5/31/2011 17:19

Gender Differences in Physics Education

A research article from Science last November provides quantitative evidence that the educational gender gap (specifically in physics test scores) can be dramatically reduced by "values affirmation".

"Values affirmation" is a technique previously demonstrated in ethnic minority education which basically has the student spend a few minutes writing on whatever is most important to the student before proceeding with the coursework. It is so trivial an intervention that it is puzzling why it works at all, but in fact it provides measurable and lasting grade enhancement. I think I did something analogous when I was teaching, but not under that name and not as a grade-enhancing technique.

"In many science, technology, engineering, and mathematics disciplines, women are outperformed by men in test scores, jeopardizing their success in science-oriented courses and careers. The current study tested the effectiveness of a psychological intervention, called values affirmation, in reducing the gender achievement gap in a college-level introductory physics class. In this randomized double-blind study, 399 students either wrote about their most important values or not, twice at the beginning of the 15-week course. Values affirmation reduced the male-female performance and learning difference substantially and elevated women's modal grades from the C to B range. Benefits were strongest for women who tended to endorse the stereotype that men do better than women in physics. A brief psychological intervention may be a promising way to address the gender gap in science performance and learning." [abstract]

This article also shows a small negative effect among the men. In other words, asking men to expound on their most important values may have a negative effect on their test grades, although smaller and perhaps less durable than the positive effect on women.

The grades are shown only in the aggregate, so the gender effects are not clear from this report.

1. Perhaps gender differences are directly influenced by values affirmation. It isn't clear what the gender differences themselves would be.

2. There might be an interaction between values affirmation and socialized gender identity. This interpretation may be supported by the observation that the effect is "strongest for women who tended to endorse the stereotype". (This is also consistent with the large effects on minority middle school students previously reported.)
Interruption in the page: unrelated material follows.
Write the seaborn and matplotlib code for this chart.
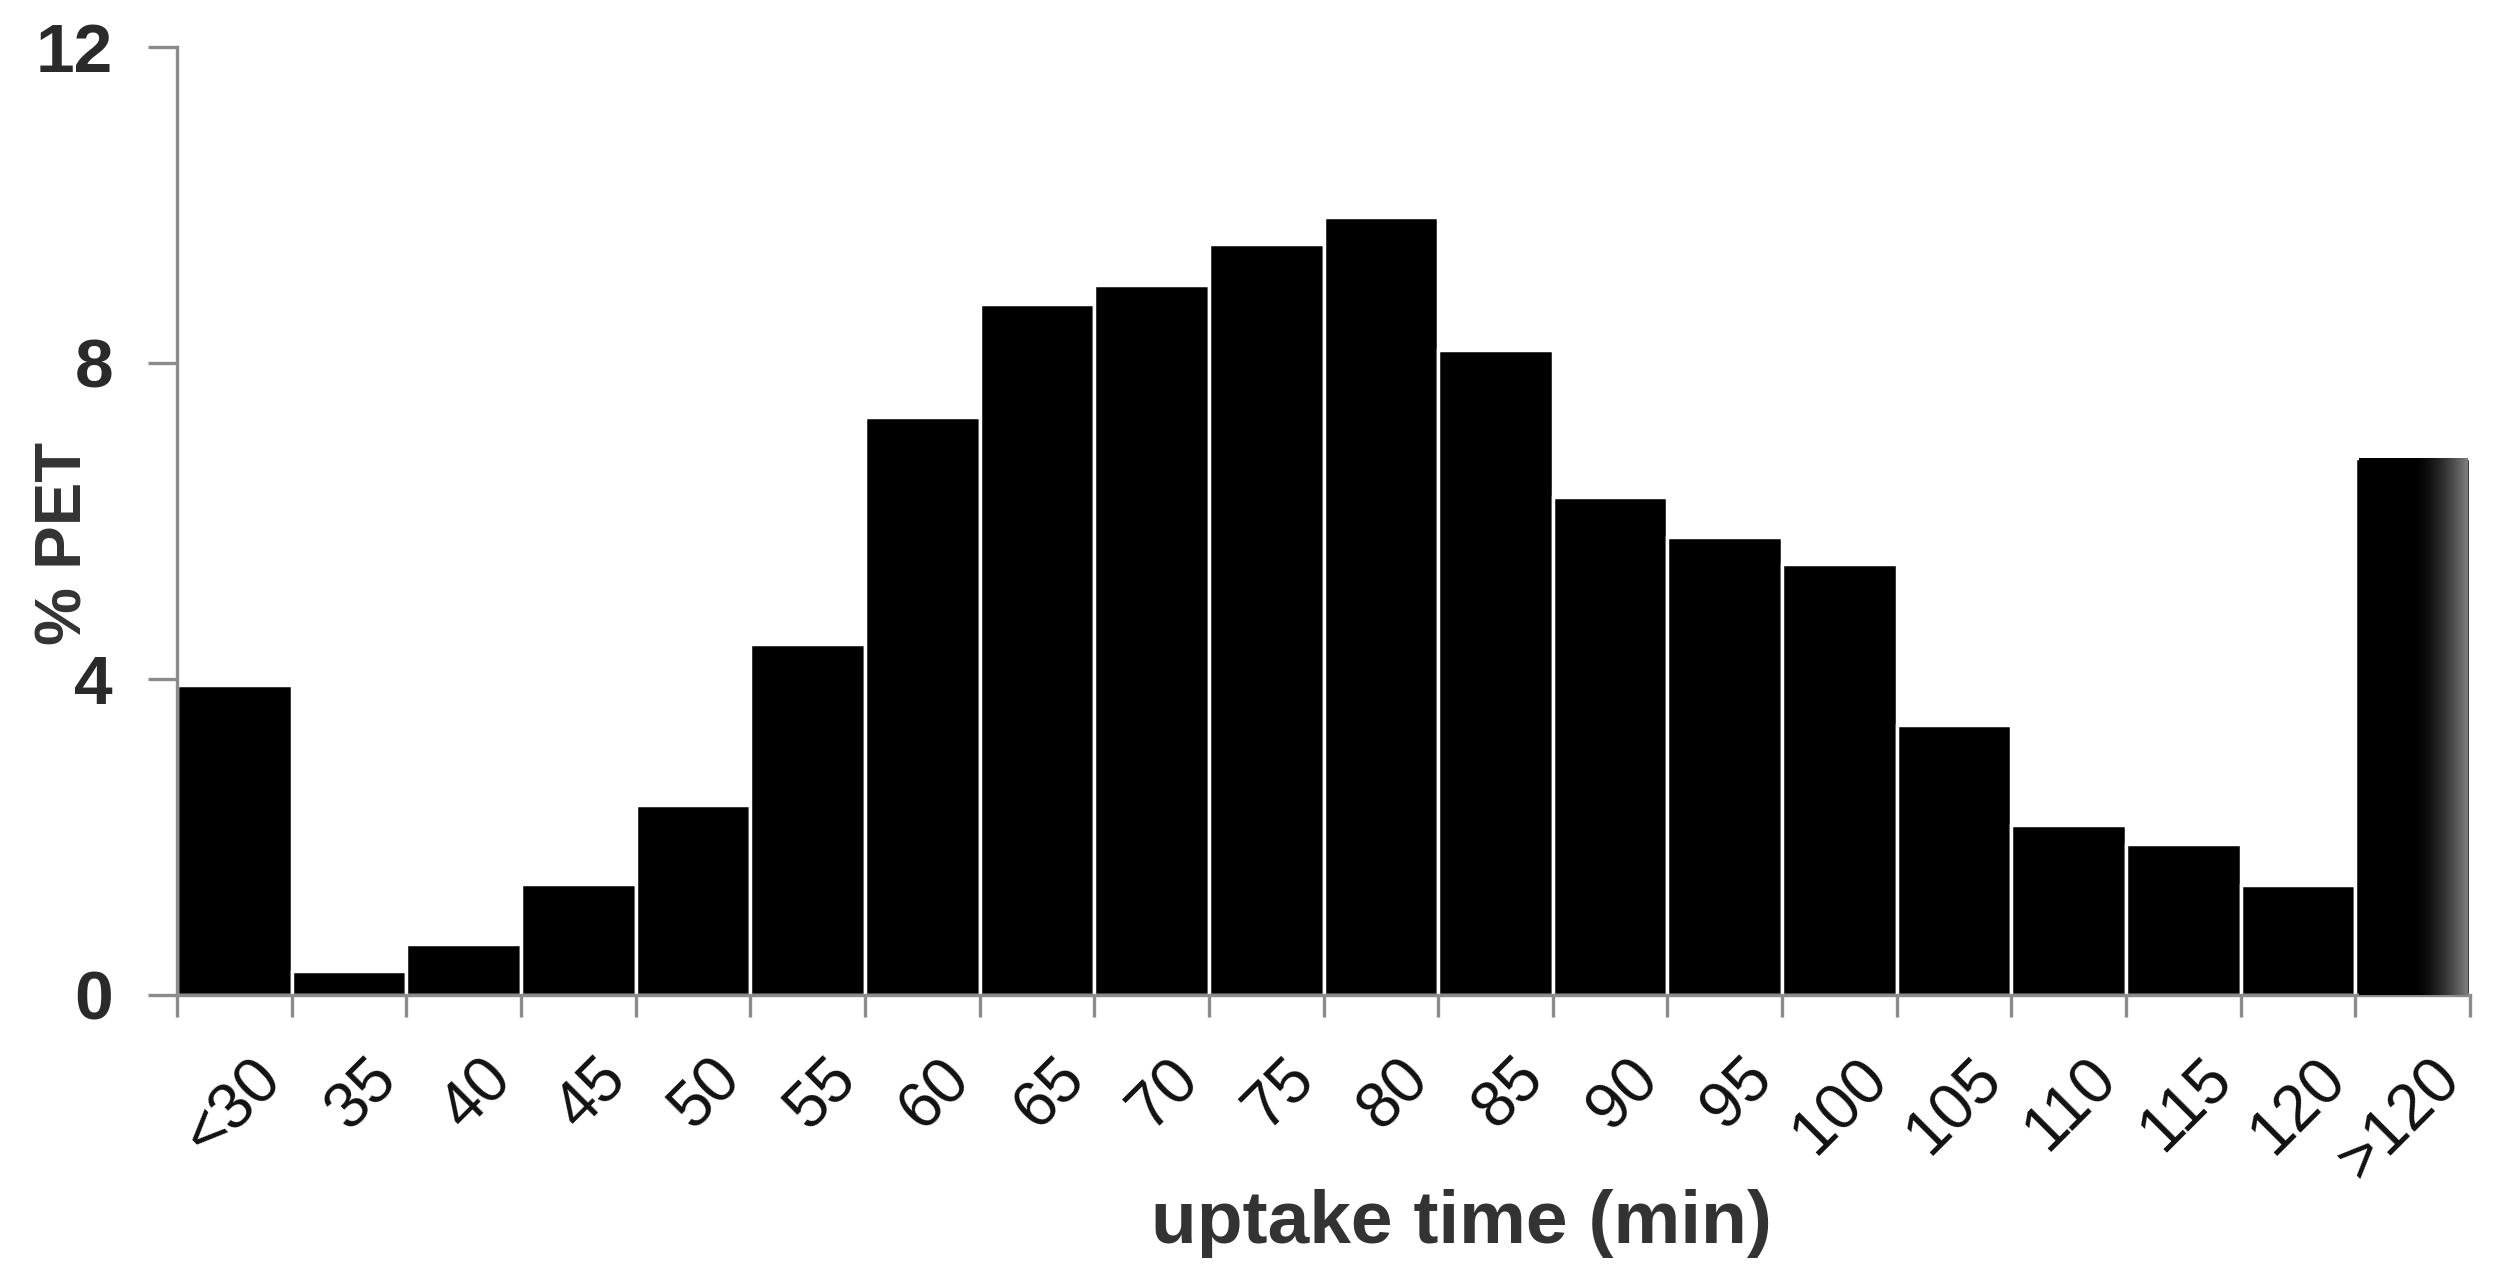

3. Gender differences may not be directly involved. Suppose for example that there are some people who are affected positively, others who are affected negatively, and perhaps still others who are not significantly affected. The distribution of positive and negative responders may be gender-biased, but there could be both types of responder among both men and women.

The difference in interpretation could be important ethically. If the positive responders change their scores upward more than the negative responders lose downward, there could be more students who are affected negatively by this intervention (even among the women) than are helped. That may be unlikely, but it certainly is not implausible; if true, this intervention could be ethically unsupportable, at least if applied unselectively.

What we know is that there is a trivially simple intervention which in the aggregate improves women's performance in physics (as well as that of minority middle-school students of both genders). The results are robust enough that we should start to consider applying this intervention broadly, wherever there is a persistent difference in performance between socially defined categories of students.

What the report leaves us unsure about is whether values affirmation may have significant negative effects on some students. The potential harm is large enough that, even if we feel this unlikely, it is ethically necessary to proceed cautiously and to study the effects more closely.

In this specific instance, it would be at least foolish to avoid values affirmation in light of its demonstrated success. But it would surely be dangerous to apply this intervention universally without consideration of the hints of possible harm.

It is sometimes said that "a little knowledge is a dangerous thing", but in actual reality all our knowledge is profoundly limited. It would be dangerous to presume more certainty than can be justified by the knowledge we actually possess; it would be foolhardy to ignore the knowledge that we have discovered.